Mas enquanto os médicos se desdobram por três ou quatro locais de trabalho, possuindo o dom da ubiquidade, os enfermeiros, tentando imitar os médicos, ganham, muitos deles, uma miséria nessas clínicas de exploração da carteira do cidadão, coisa que é mais bem cuidada do que propriamente a saúde de quem lá ocorre. Na Sanfil, em Coimbra, cuja fama aumentou substancialmente após a reportagem televisiva, os enfermeiros, a maior parte recém-licenciados, ganham pouco mais de 3 euros à hora, ou seja, pouco mais de metade do salário de uma empregada de limpeza, sem que os sindicatos da enfermagem alguma vez se tivessem preocupado grandemente com o problema. Para além do salário de miséria, são obrigados a realizar tarefas que não são do seu âmbito, como tarefas administrativas, limpeza e outras. E mais ainda, muitas vezes não têm hora certa de saída, e quem não estiver satisfeito pode ir embora porque há uma fila enorme de enfermeiros desempregados à porta a querer trabalho; o assédio moral é constante, esta é uma denúncia feita frequentemente por quem lá trabalha, de enfermeiros a auxiliares ou a médicos mais novos. E mais ainda, a administração da Sanfil proibia, até há pouco tempo, que os enfermeiros usassem o elevador para prestar cuidados de um andar para o outro porque ficava mais caro (no turno da noite só há um enfermeiro de serviço para os quatro andares). A isto se chama um extremamente lucrativo e rentável negócio, que multiplica por muito os lucros em curto período de tempo, pudera!, porque assente no compadrio e favorecimento (a responsável da gestão do SIGIC de Coimbra foi “por coincidência” trabalhar para a Sanfil, não foi “por coincidência” que o presidente da ARSC não quis dar a cara, e qual o papel da administração do CHUC em todo este negócio?) e… em trabalho escravo.
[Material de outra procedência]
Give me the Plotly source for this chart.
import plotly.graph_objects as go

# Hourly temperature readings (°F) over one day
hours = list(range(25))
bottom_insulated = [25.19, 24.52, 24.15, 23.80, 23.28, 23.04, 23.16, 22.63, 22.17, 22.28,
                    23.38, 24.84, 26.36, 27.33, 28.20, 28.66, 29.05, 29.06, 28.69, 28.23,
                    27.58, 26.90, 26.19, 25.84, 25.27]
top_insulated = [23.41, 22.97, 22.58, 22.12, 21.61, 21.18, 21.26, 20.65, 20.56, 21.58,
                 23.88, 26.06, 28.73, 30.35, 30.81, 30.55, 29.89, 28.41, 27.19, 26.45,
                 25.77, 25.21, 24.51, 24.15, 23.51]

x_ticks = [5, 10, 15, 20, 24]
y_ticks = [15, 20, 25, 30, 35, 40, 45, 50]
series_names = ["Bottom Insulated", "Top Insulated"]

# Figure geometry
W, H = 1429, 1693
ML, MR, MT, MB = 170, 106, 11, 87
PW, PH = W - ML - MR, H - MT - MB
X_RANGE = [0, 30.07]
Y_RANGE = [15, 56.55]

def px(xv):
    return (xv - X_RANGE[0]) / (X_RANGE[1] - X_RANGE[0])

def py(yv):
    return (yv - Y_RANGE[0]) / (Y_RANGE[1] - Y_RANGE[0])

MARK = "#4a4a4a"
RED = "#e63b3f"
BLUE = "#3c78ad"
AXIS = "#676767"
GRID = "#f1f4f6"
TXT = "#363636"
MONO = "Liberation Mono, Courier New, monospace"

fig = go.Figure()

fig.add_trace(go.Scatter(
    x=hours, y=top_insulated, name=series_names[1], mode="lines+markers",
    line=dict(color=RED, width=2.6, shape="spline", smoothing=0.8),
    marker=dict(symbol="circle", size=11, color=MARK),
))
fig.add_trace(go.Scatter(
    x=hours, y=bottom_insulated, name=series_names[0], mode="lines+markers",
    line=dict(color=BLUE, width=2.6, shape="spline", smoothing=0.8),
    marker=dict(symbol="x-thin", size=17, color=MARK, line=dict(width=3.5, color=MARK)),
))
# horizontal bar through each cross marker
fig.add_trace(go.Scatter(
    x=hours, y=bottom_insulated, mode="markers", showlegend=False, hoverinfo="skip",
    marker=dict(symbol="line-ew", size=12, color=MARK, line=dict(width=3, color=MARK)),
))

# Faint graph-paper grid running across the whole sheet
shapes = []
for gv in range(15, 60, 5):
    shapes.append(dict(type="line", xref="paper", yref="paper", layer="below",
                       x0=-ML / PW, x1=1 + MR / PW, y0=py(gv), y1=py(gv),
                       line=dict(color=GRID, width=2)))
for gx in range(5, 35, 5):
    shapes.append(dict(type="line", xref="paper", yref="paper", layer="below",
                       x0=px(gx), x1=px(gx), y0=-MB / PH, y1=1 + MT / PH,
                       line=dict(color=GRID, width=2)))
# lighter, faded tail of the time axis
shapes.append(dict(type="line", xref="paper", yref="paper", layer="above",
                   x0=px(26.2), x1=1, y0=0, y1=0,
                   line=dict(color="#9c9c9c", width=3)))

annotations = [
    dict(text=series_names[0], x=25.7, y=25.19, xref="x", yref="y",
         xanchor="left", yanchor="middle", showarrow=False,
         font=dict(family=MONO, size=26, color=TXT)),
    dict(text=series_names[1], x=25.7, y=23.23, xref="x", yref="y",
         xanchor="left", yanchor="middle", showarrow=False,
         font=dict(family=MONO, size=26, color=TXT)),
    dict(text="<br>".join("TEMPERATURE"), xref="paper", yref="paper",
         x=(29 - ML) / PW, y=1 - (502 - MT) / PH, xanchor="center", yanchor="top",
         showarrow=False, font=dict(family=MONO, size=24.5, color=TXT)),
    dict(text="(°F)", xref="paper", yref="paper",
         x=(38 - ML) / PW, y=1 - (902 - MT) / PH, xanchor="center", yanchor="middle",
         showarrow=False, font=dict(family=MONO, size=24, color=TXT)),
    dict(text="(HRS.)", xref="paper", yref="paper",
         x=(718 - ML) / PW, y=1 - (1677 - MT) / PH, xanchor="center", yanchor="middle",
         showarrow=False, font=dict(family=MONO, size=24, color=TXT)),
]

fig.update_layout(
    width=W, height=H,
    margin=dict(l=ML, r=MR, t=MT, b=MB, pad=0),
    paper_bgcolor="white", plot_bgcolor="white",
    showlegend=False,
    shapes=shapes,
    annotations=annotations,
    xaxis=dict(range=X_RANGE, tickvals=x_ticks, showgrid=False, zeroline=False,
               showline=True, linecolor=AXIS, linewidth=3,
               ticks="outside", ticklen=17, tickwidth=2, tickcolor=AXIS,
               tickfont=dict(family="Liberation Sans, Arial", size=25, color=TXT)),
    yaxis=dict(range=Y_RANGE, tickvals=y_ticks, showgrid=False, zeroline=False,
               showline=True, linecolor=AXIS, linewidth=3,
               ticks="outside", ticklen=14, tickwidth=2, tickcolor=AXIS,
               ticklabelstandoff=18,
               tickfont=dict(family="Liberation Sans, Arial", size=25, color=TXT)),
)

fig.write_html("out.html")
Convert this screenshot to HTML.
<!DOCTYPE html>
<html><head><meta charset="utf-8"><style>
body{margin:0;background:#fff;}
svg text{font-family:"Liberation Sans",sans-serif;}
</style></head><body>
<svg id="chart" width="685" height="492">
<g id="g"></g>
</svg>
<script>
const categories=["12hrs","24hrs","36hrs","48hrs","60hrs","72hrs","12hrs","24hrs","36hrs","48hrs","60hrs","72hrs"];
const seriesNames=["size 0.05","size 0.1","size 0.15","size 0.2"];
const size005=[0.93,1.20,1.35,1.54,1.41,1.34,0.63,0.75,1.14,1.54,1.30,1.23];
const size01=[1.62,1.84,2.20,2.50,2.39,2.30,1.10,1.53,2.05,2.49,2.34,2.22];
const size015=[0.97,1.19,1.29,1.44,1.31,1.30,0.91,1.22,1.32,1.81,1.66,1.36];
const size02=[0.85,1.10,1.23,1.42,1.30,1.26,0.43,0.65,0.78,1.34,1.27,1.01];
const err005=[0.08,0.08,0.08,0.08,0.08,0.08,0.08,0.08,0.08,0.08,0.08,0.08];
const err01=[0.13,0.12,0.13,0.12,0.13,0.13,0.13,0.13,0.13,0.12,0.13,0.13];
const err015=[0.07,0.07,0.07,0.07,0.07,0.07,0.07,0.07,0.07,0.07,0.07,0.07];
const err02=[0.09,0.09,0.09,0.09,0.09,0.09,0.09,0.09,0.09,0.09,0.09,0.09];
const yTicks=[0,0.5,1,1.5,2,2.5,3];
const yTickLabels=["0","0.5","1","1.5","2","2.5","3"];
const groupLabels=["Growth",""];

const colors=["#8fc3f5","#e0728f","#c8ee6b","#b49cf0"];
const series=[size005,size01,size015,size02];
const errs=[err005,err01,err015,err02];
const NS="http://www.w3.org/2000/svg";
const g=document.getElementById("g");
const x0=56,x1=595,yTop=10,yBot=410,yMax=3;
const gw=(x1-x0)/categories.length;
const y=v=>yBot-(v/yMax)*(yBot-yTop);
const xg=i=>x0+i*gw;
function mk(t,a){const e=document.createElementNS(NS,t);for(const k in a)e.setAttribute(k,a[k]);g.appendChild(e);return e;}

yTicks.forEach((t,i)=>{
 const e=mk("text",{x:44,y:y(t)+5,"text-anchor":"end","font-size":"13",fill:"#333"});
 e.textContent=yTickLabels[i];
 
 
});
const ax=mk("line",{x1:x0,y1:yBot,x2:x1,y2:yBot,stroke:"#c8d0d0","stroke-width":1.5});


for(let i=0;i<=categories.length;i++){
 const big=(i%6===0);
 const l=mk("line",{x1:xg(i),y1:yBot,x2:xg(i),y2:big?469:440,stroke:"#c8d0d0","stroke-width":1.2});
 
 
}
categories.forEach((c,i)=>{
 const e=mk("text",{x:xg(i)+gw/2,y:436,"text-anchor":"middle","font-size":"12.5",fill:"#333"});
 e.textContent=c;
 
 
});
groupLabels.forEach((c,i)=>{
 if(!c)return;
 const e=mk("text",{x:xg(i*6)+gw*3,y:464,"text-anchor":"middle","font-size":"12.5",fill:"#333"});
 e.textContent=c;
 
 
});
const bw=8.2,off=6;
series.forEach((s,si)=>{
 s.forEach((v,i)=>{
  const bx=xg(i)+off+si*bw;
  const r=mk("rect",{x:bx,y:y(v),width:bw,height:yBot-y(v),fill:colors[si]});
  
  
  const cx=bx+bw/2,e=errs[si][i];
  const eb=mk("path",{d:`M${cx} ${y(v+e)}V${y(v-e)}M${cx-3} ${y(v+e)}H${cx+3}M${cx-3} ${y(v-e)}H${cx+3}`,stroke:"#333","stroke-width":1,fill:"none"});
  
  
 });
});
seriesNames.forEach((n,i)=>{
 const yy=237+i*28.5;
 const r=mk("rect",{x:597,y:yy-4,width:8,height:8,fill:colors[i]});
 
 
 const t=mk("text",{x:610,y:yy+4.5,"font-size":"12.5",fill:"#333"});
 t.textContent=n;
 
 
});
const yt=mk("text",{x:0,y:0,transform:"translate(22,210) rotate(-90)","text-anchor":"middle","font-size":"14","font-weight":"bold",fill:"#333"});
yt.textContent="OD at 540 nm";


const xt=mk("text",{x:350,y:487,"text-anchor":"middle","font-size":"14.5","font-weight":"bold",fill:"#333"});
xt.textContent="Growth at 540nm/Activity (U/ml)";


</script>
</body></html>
Em Portugal morrem anualmente mais de 3800 pessoas devido ao cancro do intestino; esta mortalidade poderia ser reduzida em 16%, ou mais, com a introdução de um programa de rastreio feito no SNS, ou seja, se se privilegiasse a prevenção primária e não a saúde curativa, só que esta é que dá dinheiro aos negociantes da saúde (ou da doença) e ao próprio estado, que tem actuado de molde a introduzir no sector público os mesmo métodos e filosofia de gestão. Educar para a saúde e prevenir a doença é considerado por estes governos uma despesa inútil, não querendo saber que a prazo esta política é a mais frutuosa, porque um povo saudável é sempre mais feliz e até mais produtivo; o reverso é que seria uma chatice porque deixaria de haver doentes, e lá se iam os negócios. Mais uma vez se prova que os negócios privados são feitos à custa dos dinheiros públicos e na base da corrupção de quem exerce o poder político, ou seja, dos partidos do arco do poder. Maior notoriedade quando se trata das funções sociais prestadas pelo estado, caindo por terra o slogan “o privado é melhor gestor que o estado”. Entretanto, reina a impunidade.